The average number of yachts (+30m) visiting Balearics in the last year: 450 yachts

The average LOA: 50m.

Recently the VIII Nautical Congress organised by ANEN was held in Valencia, in which José María Campuzano, participated as a speaker in the debate about the situation of the Refit & Repair nautical industry in Spain. Campuzano explained his vision of the industrial nautical sector in Spain and specifically explained the various factors that make the Balearic Islands the best international destination for yacht repair.

As he points out, “The stars have come together so that a series of conditions meet and make Mallorca the perfect place for boat repair. An important point is its strategic location in the Mediterranean, in addition to the warm weather throughout the year, which favours repair works. The facilities that we have, which accommodate a large number of yachts simultaneously has made Mallorca become the epicentre of the nautical repair and maintenance industry of Europe. And there’s no doubt that the sheer size and impact of the yacht refit and repair industry on the Balearic GDP makes it a driving force of the economy. So, it’s clear that yacht refits can be defined as driving forces of the economy, because not only do superyachts undergoing works over a period of several months buy materials for the boat, but they also have crews that live on the island and spend money, thereby adding to Mallorca’s economy. What’s more, we should emphasise the knock-on effect of this industry, because each direct job in the yachting industry creates six jobs in other sub-sectors. And the subsequent gross value added (GVA) multiplies its direct effect by five”, Campuzano added.

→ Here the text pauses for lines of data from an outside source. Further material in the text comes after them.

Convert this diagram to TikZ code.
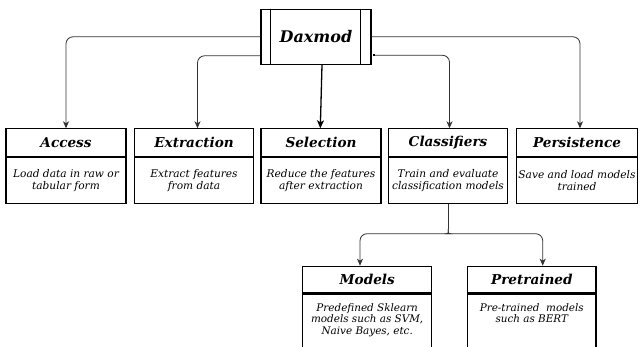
\documentclass[tikz,border=0pt]{standalone}
\usepackage{fontspec}
\setmainfont{DejaVu Serif}
\usetikzlibrary{arrows.meta}
\begin{document}
\begin{tikzpicture}[x=1pt,y=-1pt,
 box/.style={draw=black,line width=1.2pt,fill=white,inner sep=0pt,anchor=north},
 ttl/.style={box,minimum height=27.4pt,font=\bfseries\itshape\fontsize{13.6}{15}\selectfont},
 bdy/.style={box,minimum height=46pt,align=center,font=\itshape\fontsize{10.6}{12.6}\selectfont},
 bdyb/.style={box,minimum height=80pt},
 btxt/.style={anchor=north,inner sep=0pt,align=center,font=\itshape\fontsize{10.4}{11.7}\selectfont},
 conn/.style={draw=black!80,line width=0.8pt,rounded corners=7pt,-{Stealth[length=7pt,width=6pt,inset=2pt]}},
 line/.style={draw=black!80,line width=0.8pt},
 thickarr/.style={draw=black,line width=1.3pt,-{Stealth[length=8pt,width=7pt,inset=2pt]}},
]
\path[use as bounding box,fill=white] (0,0) rectangle (640,347);
\clip (0,0) rectangle (640,347);

% root
\node[draw,line width=1.2pt,fill=white,minimum width=110pt,minimum height=55pt,inner sep=0pt,
      font=\bfseries\itshape\fontsize{16}{18}\selectfont] (dax) at (316,36.8) {Daxmod};
\draw[line width=1.2pt] ([xshift=10pt]dax.north west) -- ([xshift=10pt]dax.south west);
\draw[line width=1.2pt] ([xshift=-11.5pt]dax.north east) -- ([xshift=-11.5pt]dax.south east);

% top row
\node[ttl,minimum width=120pt] (acc) at (66,128.3) {Access};
\node[bdy,minimum width=120pt] (accb) at (acc.south) {Load data in raw or\\tabular form};
\node[ttl,minimum width=119pt] (ext) at (194,128.3) {Extraction};
\node[bdy,minimum width=119pt] (extb) at (ext.south) {Extract features\\from data};
\node[ttl,minimum width=120pt] (sel) at (321,128.3) {Selection};
\node[bdy,minimum width=120pt] (selb) at (sel.south) {Reduce the features\\after extraction};
\node[ttl,minimum width=119pt] (cls) at (448,128.3) {Classifiers};
\node[bdy,minimum width=119pt] (clsb) at (cls.south) {Train and evaluate\\classification models};
\node[ttl,minimum width=121pt] (per) at (577,128.3) {Persistence};
\node[bdy,minimum width=121pt] (perb) at (per.south) {Save and load models\\trained};

% bottom row
\node[ttl,minimum width=129pt,minimum height=26.6pt] (mod) at (367.2,265.7) {Models};
\node[bdyb,minimum width=129pt] (modb) at (mod.south) {};
\node[btxt] (modt) at ([yshift=-9.5pt]modb.north) {Predefined Sklearn\\models such as SVM,\\Naive Bayes, etc.};
\node[ttl,minimum width=128.3pt,minimum height=26.6pt] (pre) at (531.8,265.7) {Pretrained};
\node[bdyb,minimum width=128.3pt] (preb) at (pre.south) {};
\node[btxt] (pret) at ([yshift=-9.5pt]preb.north) {Pre-trained\ \ models\\such as BERT};

% connectors from root
\draw[conn] (dax.west) -| (acc.north);
\draw[conn] ([yshift=-19pt]dax.west) -| ([xshift=3.5pt]ext.north);
\draw[conn] (dax.east) -| ([xshift=3pt]per.north);
\draw[conn] ([xshift=2pt,yshift=-18.5pt]dax.east) -| ([xshift=1.5pt]cls.north);
\fill[black] ([xshift=1.5pt,yshift=-17.5pt]dax.east) rectangle ([xshift=3.5pt,yshift=-19.5pt]dax.east);
\draw[thickarr] ([xshift=6pt]dax.south) -- ([xshift=-0.7pt]sel.north);

% classifiers split
\coordinate (j) at (448.3,229);
\draw[line] ([xshift=0.3pt]clsb.south) -- (j);
\draw[conn] (j) .. controls (448.3,233.7) .. (443.3,233.7) -| ([xshift=-7.2pt]mod.north);
\draw[conn] (j) .. controls (448.3,233.7) .. (453.3,233.7) -| ([xshift=10.9pt]pre.north);
\end{tikzpicture}
\end{document}
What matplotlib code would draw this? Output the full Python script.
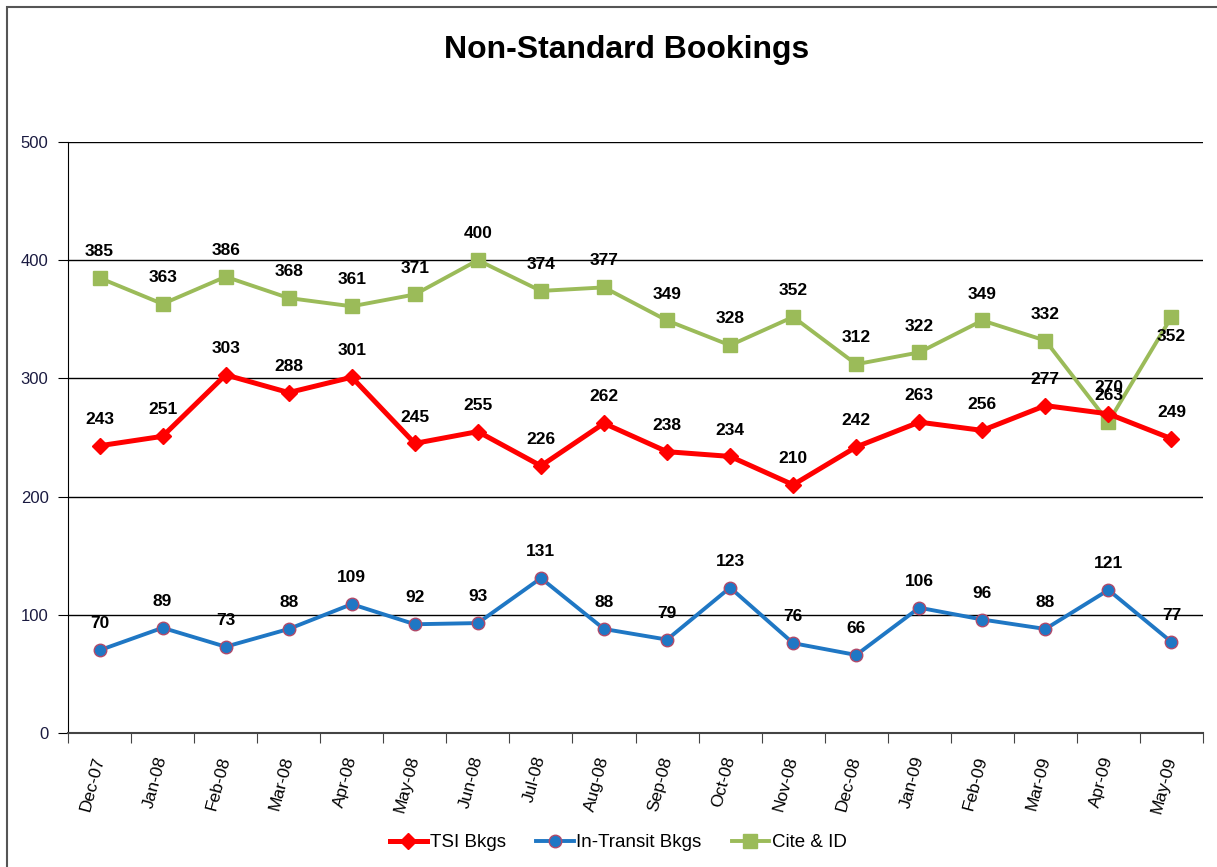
import numpy as np
import matplotlib.pyplot as plt
from matplotlib.patches import Rectangle

plt.rcParams['font.family'] = ['Liberation Sans', 'DejaVu Sans']

months = ['Dec-07', 'Jan-08', 'Feb-08', 'Mar-08', 'Apr-08', 'May-08', 'Jun-08', 'Jul-08', 'Aug-08',
          'Sep-08', 'Oct-08', 'Nov-08', 'Dec-08', 'Jan-09', 'Feb-09', 'Mar-09', 'Apr-09', 'May-09']
tsi = [243, 251, 303, 288, 301, 245, 255, 226, 262, 238, 234, 210, 242, 263, 256, 277, 270, 249]
transit = [70, 89, 73, 88, 109, 92, 93, 131, 88, 79, 123, 76, 66, 106, 96, 88, 121, 77]
cite = [385, 363, 386, 368, 361, 371, 400, 374, 377, 349, 328, 352, 312, 322, 349, 332, 263, 352]

fig = plt.figure(figsize=(12.17, 8.67), dpi=100)
# chart-area border (right and bottom edges fall outside the picture)
fig.patches.append(Rectangle((7 / 1217, -0.1), 1.2, (867 - 7) / 867 + 0.1, transform=fig.transFigure,
                             fill=False, edgecolor='#555555', linewidth=1.5))
ax = fig.add_axes([68 / 1217, 134 / 867, 1135 / 1217, 591 / 867])

x = np.arange(len(months))
ax.plot(x, tsi, color='#FF0000', lw=3.6, marker='D', ms=8.5, label='TSI Bkgs', zorder=4)
ax.plot(x, transit, color='#1F77C4', lw=2.8, marker='o', ms=9, mfc='#1F77C4', mec='#B04A6A',
        mew=1, label='In-Transit Bkgs', zorder=3)
ax.plot(x, cite, color='#9BBB59', lw=2.8, marker='s', ms=10, label='Cite & ID', zorder=3)

for series in (tsi, transit, cite):
    for i, v in enumerate(series):
        dy = 19
        if series is cite and i == len(cite) - 1:
            dy = -14
        ax.annotate(str(v), (i, v), xytext=(0, dy), textcoords='offset points',
                    ha='center', va='center', fontsize=12.5, fontweight='bold', zorder=6)

ax.set_xlim(-0.5, len(months) - 0.5)
ax.set_ylim(0, 500)
ax.set_yticks(range(0, 501, 100))
ax.yaxis.grid(True, color='black', lw=1)
ax.set_axisbelow(True)
ax.set_xticks(np.arange(-0.5, len(months), 1))
ax.set_xticklabels([])
ax.set_xticks(x, minor=True)
ax.set_xticklabels(months, minor=True, rotation=75, ha='right', va='center',
                   rotation_mode='anchor', fontsize=12.5)
ax.tick_params(axis='x', which='minor', length=0, pad=17)
ax.tick_params(axis='x', which='major', length=7, direction='out', color='#444444')
ax.tick_params(axis='y', length=7, direction='out', labelsize=12, pad=7, labelcolor='#1a1a40')
for s in ('top', 'right'):
    ax.spines[s].set_visible(False)
ax.spines['left'].set_color('black')
ax.spines['bottom'].set_color('#444444')
ax.spines['bottom'].set_linewidth(1.5)

fig.text(0.515, 0.942, 'Non-Standard Bookings', ha='center', va='center', fontsize=23, fontweight='bold')
fig.legend(loc='center', bbox_to_anchor=(0.508, 0.028), ncol=3, frameon=False, fontsize=13.5,
           handlelength=2.0, columnspacing=1.6, handletextpad=0.15)

fig.savefig('out.png', dpi=100)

Interesting times lie ahead for the superyacht shipyard sector, especially considering the new proposals for reimagining the areas that Astilleros, who have requested a change of location and space expansion, and STP who have put in a request for space expansion, now occupy. *

The plans include Astilleros moving to the space currently occupied by the Trans Med Ferries, with the current space being given back to the people as a green space, including open areas and a maritime museum. The move would see Astilleros add a synchro lift to its offering, enabling the hauling out of larger boats and meaning that it can compete with the likes of MB92 , La Ciotat and Genoa. It will also mean that they will now be able to cater for larger boats both in and out of the water. Meanwhile the new plan would see STP expand dramatically both on the hard and additional berths in the water. The plans, which will hopefully be approved soon will see Mallorca’s refit and repair offering dramatically increase, which in turn can only mean more jobs, money and income for the island. Something that will be sorely needed after the huge economic impact of the pandemic!!

*Both requests are not confirmed as they have not been approved yet by Port Authority.